[the boys at the Yuba-Sutter Fair this past summer]
Do you not know that in a race all the runners run, but only one receives the prize? So run that you may obtain it. Every athlete exercises self-control in all things. They do it to receive a perishable wreath, but we an imperishable. So I do not run aimlessly; I do not box as one beating the air. But I discipline my body and keep it under control, lest after preaching to others I myself should be disqualified.
1 Corinthians 9:24-27
I read a message from C.H. Spurgeon this morning. It was delivered in June of 1858. And what a fitting location! The Grand Stand, Epsom Race-Course. The message was entitled "The Heavenly Race". It was based on 1 Corinthians 9:24.
In his message he talks about things that hinder us and even prevent us from truly running in the "race" in this life. I wanted to share one of those things here because I think it is something that many of us are prone to do. Maybe we don't do it habitually but every once in a while it may rear it's ugly head.
If we find that we are often very busy about focusing on the faults of others and not doing our own personal business with the Lord, we should be concerned. If we find that as we sit listening to a message from God's Word we are hoping that so and so is listening, we should redirect our focus. We would do well to consider ourselves whenever we consider the powerful, transforming Word of God. We need it. We, ourselves, need to hear it. And heeding it will spur us on to greater rewards than the temporary satisfaction of trampling someone else underfoot.
Here is that quote from Spurgeon...
"There is also another thing that will prevent man's running the race. We have known people who stopped on their way to kick their fellows. Such things sometimes occur in a race. The horse, instead of speeding onwards to the mark, is of an angry disposition, and sets about kicking those that are running beside him—there is not much probability of his coming in first.
'Now they that run in a race run all, but one receiveth the prize.'
There is one however who never gets it, and that is the man who always attends to his fellow-creatures instead of himself. It is a mysterious thing that I never yet saw a man with a hoe on his shoulder, going to hoe his neighbour's garden, it is a rarity to see a farmer sending his team of horses to plough his neighbour's land; but it is a most singular thing that every day in the week I meet with persons who are attending to other people's character. If they go to the house of God and hear a trite thing said, they say at once "How suitable that was for Mrs. Smith and Mrs. Brown?" The thought never enters their head, how suitable it was to themselves. They lend their ears to everybody else, but they do not hear for themselves. When they get out of chapel, perhaps as they walk home, their first thought is, "Well, how can I find fault with my neighbors?" They think that putting other people down is going up themselves (there never was a greater mistake); that by picking holes in their neighbour's coat they mend their own They have so few virtues of their own that they do not like anybody else to have any therefore they do the best they can to despoil everything good in their neighbor; and it there be a little fault, they will look at it through a magnifying glass, but they will turn the glass the other way when they look at their own sins.
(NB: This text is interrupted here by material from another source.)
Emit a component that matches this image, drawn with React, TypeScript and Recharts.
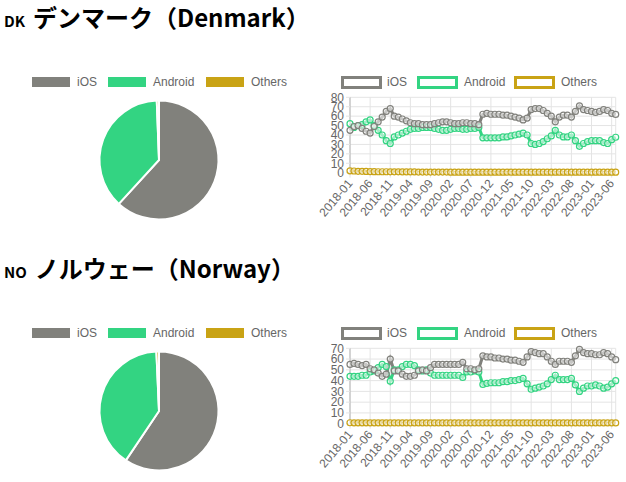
import React from "react";
import { LineChart, Line, XAxis, YAxis, CartesianGrid, PieChart, Pie, Cell } from "recharts";

const months = [
  "2018-01","2018-02","2018-03","2018-04","2018-05","2018-06","2018-07","2018-08","2018-09","2018-10","2018-11","2018-12",
  "2019-01","2019-02","2019-03","2019-04","2019-05","2019-06","2019-07","2019-08","2019-09","2019-10","2019-11","2019-12",
  "2020-01","2020-02","2020-03","2020-04","2020-05","2020-06","2020-07","2020-08","2020-09","2020-10","2020-11","2020-12",
  "2021-01","2021-02","2021-03","2021-04","2021-05","2021-06","2021-07","2021-08","2021-09","2021-10","2021-11","2021-12",
  "2022-01","2022-02","2022-03","2022-04","2022-05","2022-06","2022-07","2022-08","2022-09","2022-10","2022-11","2022-12",
  "2023-01","2023-02","2023-03","2023-04","2023-05","2023-06","2023-07",
];

const xTicks = ["2018-01","2018-06","2018-11","2019-04","2019-09","2020-02","2020-07","2020-12","2021-05","2021-10","2022-03","2022-08","2023-01","2023-06"];

const seriesNames = ["iOS", "Android", "Others"];
const seriesColors = ["#81817c", "#33d482", "#c9a315"];

// Denmark
const dkIOS = [
  45, 49, 50, 47, 44, 42, 49, 54, 59, 65, 68, 60,
  59, 57, 55, 53, 52, 52, 51, 51, 51, 52, 53, 54,
  54, 53, 52, 52, 53, 53, 52, 52, 51, 62, 63, 62,
  62, 62, 61, 61, 60, 59, 58, 56, 58, 67, 68, 68,
  66, 63, 60, 54, 59, 61, 61, 59, 65, 71, 67, 66,
  65, 64, 65, 67, 66, 63, 61.8,
];
const dkAndroid = [
  52, 48, 50, 51, 54, 56, 50, 45, 40, 34, 31, 38,
  40, 42, 44, 46, 47, 47, 48, 48, 48, 47, 46, 45,
  45, 46, 47, 47, 46, 46, 47, 47, 48, 37, 37, 37,
  37, 37, 38, 38, 39, 40, 41, 42, 40, 31, 30, 31,
  33, 36, 39, 45, 40, 38, 38, 40, 34, 28, 31, 33,
  34, 34, 34, 32, 31, 35, 37.6,
];
const dkOthers = [
  2, 1.8, 1.5, 1.5, 1.3, 1.2, 1.1, 1, 1, 1, 0.9, 0.9,
  0.9, 0.8, 0.8, 0.8, 0.8, 0.7, 0.7, 0.7, 0.7, 0.7, 0.7, 0.7,
  0.7, 0.6, 0.6, 0.6, 0.6, 0.6, 0.6, 0.6, 0.6, 0.6, 0.6, 0.6,
  0.6, 0.6, 0.6, 0.6, 0.6, 0.6, 0.6, 0.6, 0.6, 0.6, 0.6, 0.6,
  0.6, 0.6, 0.6, 0.6, 0.6, 0.6, 0.6, 0.6, 0.6, 0.6, 0.6, 0.6,
  0.6, 0.6, 0.6, 0.6, 0.6, 0.6, 0.6,
];
const dkShare = [61.8, 37.6, 0.6];
const dkYTicks = [0, 10, 20, 30, 40, 50, 60, 70, 80];

// Norway
const noIOS = [
  55, 56, 55, 54, 55, 51, 50, 47, 44, 46, 60, 49,
  49, 46, 44, 44, 45, 49, 50, 49, 52, 55, 55, 55,
  55, 55, 55, 55, 57, 51, 51, 50, 51, 63, 62, 62,
  61, 61, 60, 60, 59, 59, 58, 57, 62, 67, 66, 65,
  65, 62, 58, 55, 58, 58, 58, 57, 63, 69, 66, 65,
  65, 64, 64, 66, 65, 62, 59.4,
];
const noAndroid = [
  44, 44, 44, 45, 45, 48, 49, 52, 55, 53, 39.5, 50,
  50, 53, 55, 55, 54, 50, 49, 50, 47, 45, 45, 45,
  45, 45, 45, 45, 43, 48, 48, 49, 48, 36.5, 37.5, 38,
  38, 38, 39, 39, 40, 40, 41, 42, 37, 32, 33, 34,
  35, 37, 41, 45, 41, 41, 41, 42, 36, 30, 33, 35,
  35, 36, 35, 33, 34, 37, 39.9,
];
const noOthers = [
  0.9, 0.8, 0.8, 0.8, 0.8, 0.8, 0.8, 0.8, 0.8, 0.8, 0.7, 0.7,
  0.7, 0.7, 0.7, 0.7, 0.7, 0.7, 0.7, 0.7, 0.7, 0.7, 0.7, 0.7,
  0.7, 0.7, 0.7, 0.7, 0.7, 0.7, 0.7, 0.7, 0.7, 0.7, 0.7, 0.7,
  0.7, 0.7, 0.7, 0.7, 0.7, 0.7, 0.7, 0.7, 0.7, 0.7, 0.7, 0.7,
  0.7, 0.7, 0.7, 0.7, 0.7, 0.7, 0.7, 0.7, 0.7, 0.7, 0.7, 0.7,
  0.7, 0.7, 0.7, 0.7, 0.7, 0.7, 0.7,
];
const noShare = [59.4, 39.9, 0.7];
const noYTicks = [0, 10, 20, 30, 40, 50, 60, 70];

const FONT = "'Liberation Sans', Arial, sans-serif";
const TEXT = "#666";

function buildRows(ios: number[], android: number[], others: number[]) {
  return months.map((m, i) => ({ month: m, iOS: ios[i], Android: android[i], Others: others[i] }));
}

function XTick(props: any) {
  const { x, y, payload } = props;
  return (
    <g transform={`translate(${x},${y})`}>
      <text x={-1} y={0} dy={5} textAnchor="end" transform="rotate(-50)" fontSize={12} fill={TEXT} fontFamily={FONT}>
        {payload.value}
      </text>
    </g>
  );
}

function Section(props: {
  top: number;
  code: string;
  name: string;
  ios: number[];
  android: number[];
  others: number[];
  share: number[];
  yTicks: number[];
}) {
  const { top, code, name, ios, android, others, share, yTicks } = props;
  const rows = buildRows(ios, android, others);
  const pieRows = seriesNames.map((n, i) => ({ name: n, value: share[i] }));
  const yMax = yTicks[yTicks.length - 1];

  const pieLegend = [
    { box: 32, text: 77 },
    { box: 108, text: 153 },
    { box: 206, text: 251 },
  ];
  const lineLegend = [
    { box: 341, text: 387 },
    { box: 416.5, text: 464 },
    { box: 514, text: 561 },
  ];

  return (
    <>
      <div
        style={{
          position: "absolute",
          left: 4,
          top: top + 2,
          height: 30,
          lineHeight: "30px",
          whiteSpace: "nowrap",
          fontFamily: "'Noto Sans CJK JP', 'Noto Sans', sans-serif",
          fontWeight: 700,
          color: "#000",
        }}
      >
        <span style={{ fontSize: 15, marginRight: 8 }}>{code}</span>
        <span style={{ fontSize: 24 }}>{name}</span>
      </div>

      {seriesNames.map((n, i) => (
        <React.Fragment key={"pl" + n}>
          <div
            style={{
              position: "absolute",
              left: pieLegend[i].box,
              top: top + 77,
              width: 38,
              height: 10,
              background: seriesColors[i],
            }}
          />
          <div
            style={{
              position: "absolute",
              left: pieLegend[i].text,
              top: top + 74,
              height: 16,
              lineHeight: "16px",
              fontSize: 12,
              fontFamily: FONT,
              color: TEXT,
            }}
          >
            {n}
          </div>
        </React.Fragment>
      ))}

      {seriesNames.map((n, i) => (
        <React.Fragment key={"ll" + n}>
          <div
            style={{
              position: "absolute",
              left: lineLegend[i].box,
              top: top + 75.5,
              width: 41,
              height: 13,
              boxSizing: "border-box",
              border: `3px solid ${seriesColors[i]}`,
              background: "#fff",
            }}
          />
          <div
            style={{
              position: "absolute",
              left: lineLegend[i].text,
              top: top + 74,
              height: 16,
              lineHeight: "16px",
              fontSize: 12,
              fontFamily: FONT,
              color: TEXT,
            }}
          >
            {n}
          </div>
        </React.Fragment>
      ))}

      <div style={{ position: "absolute", left: 0, top: top, width: 320, height: 230 }}>
        <PieChart width={320} height={230} margin={{ top: 0, right: 0, bottom: 0, left: 0 }}>
          <Pie
            data={pieRows}
            dataKey="value"
            nameKey="name"
            cx={159}
            cy={160}
            outerRadius={59.5}
            startAngle={90}
            endAngle={-270}
            stroke="#fff"
            strokeWidth={2}
            isAnimationActive={false}
          >
            {pieRows.map((r, i) => (
              <Cell key={r.name} fill={seriesColors[i]} />
            ))}
          </Pie>
        </PieChart>
      </div>

      <div style={{ position: "absolute", left: 300, top: top + 70, width: 326, height: 160 }}>
        <LineChart width={326} height={160} data={rows} margin={{ top: 27.3, right: 10.3, bottom: 2, left: 20 }}>
          <CartesianGrid stroke="#e4e4e4" strokeWidth={1} />
          <XAxis
            dataKey="month"
            ticks={xTicks}
            interval={0}
            height={55.3}
            tickSize={5}
            tickMargin={2}
            axisLine={{ stroke: "#e4e4e4" }}
            tickLine={{ stroke: "#e4e4e4" }}
            tick={<XTick />}
          />
          <YAxis
            type="number"
            domain={[0, yMax]}
            ticks={yTicks}
            interval={0}
            width={30}
            tickSize={4}
            tickMargin={2}
            axisLine={{ stroke: "#b5b5b5" }}
            tickLine={{ stroke: "#e4e4e4" }}
            tick={{ fontSize: 12, fill: TEXT, fontFamily: FONT }}
          />
          {[2, 1, 0].map((i) => (
            <Line
              key={seriesNames[i]}
              type="linear"
              dataKey={seriesNames[i]}
              stroke={seriesColors[i]}
              strokeWidth={3}
              dot={{ r: 3, stroke: seriesColors[i], strokeWidth: 1.2, fill: "#fff", fillOpacity: 0.55 }}
              isAnimationActive={false}
            />
          ))}
        </LineChart>
      </div>
    </>
  );
}

export default function App() {
  return (
    <div style={{ position: "absolute", left: 0, top: 0, width: 626, height: 482, background: "#fff", overflow: "hidden" }}>
      <Section top={0} code="DK" name="デンマーク（Denmark）" ios={dkIOS} android={dkAndroid} others={dkOthers} share={dkShare} yTicks={dkYTicks} />
      <Section top={251} code="NO" name="ノルウェー（Norway）" ios={noIOS} android={noAndroid} others={noOthers} share={noShare} yTicks={noYTicks} />
    </div>
  );
}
Their own faults become exceedingly small while those of others become magnificently great.
Now this is a fault not only among professing religious men, but among those who are not religious. We are all so prone to find fault with other people instead of attending to our own home affairs. We attend to the vineyards of others, but our own vineyard we have not kept. Ask a worldly man why he is not religious, and he tells you "Because so-and-so makes a profession of religion and is not consistent." Pray is that any business of yours? To your own Master you must stand or fall, and so must he; God is their judge, and not you. Suppose there are a great many inconsistent Christians—and we are compelled to acknowledge that there are—so much the more reason why you should be a good one. Suppose there are a great many who deceive others; so much the more reason you should set the world an example of what a genuine Christian is. "Ah! but," you say, "I am afraid there are very few." Then why don't you make one? But after all, is that your business? Must not every man bear his own burden?
You will not be judged for other men's sins, you will not be saved by their faith, you will not be condemned for their unbelief.
Every man must stand in his own proper flesh and blood at the bar of God, to account for the works done in his own body, whether they have been good or whether they have been evil.
It will be of little avail for you to say at the day of judgment, "O Lord, I was looking at my neighbors; O Lord, I was finding fault with the people in the village; I was correcting their follies." But thus saith the Lord: "Did I ever commission thee to be a judge or a divider over them? Why, if thou hadst so much time to spare, and so much critical judgment, didst thou not exercise it upon thyself? Why didst thou not examine thyself, so that thou mightest have been found ready and acceptable in the day of God?" These persons are not very likely to win the race, because they turn to kicking others."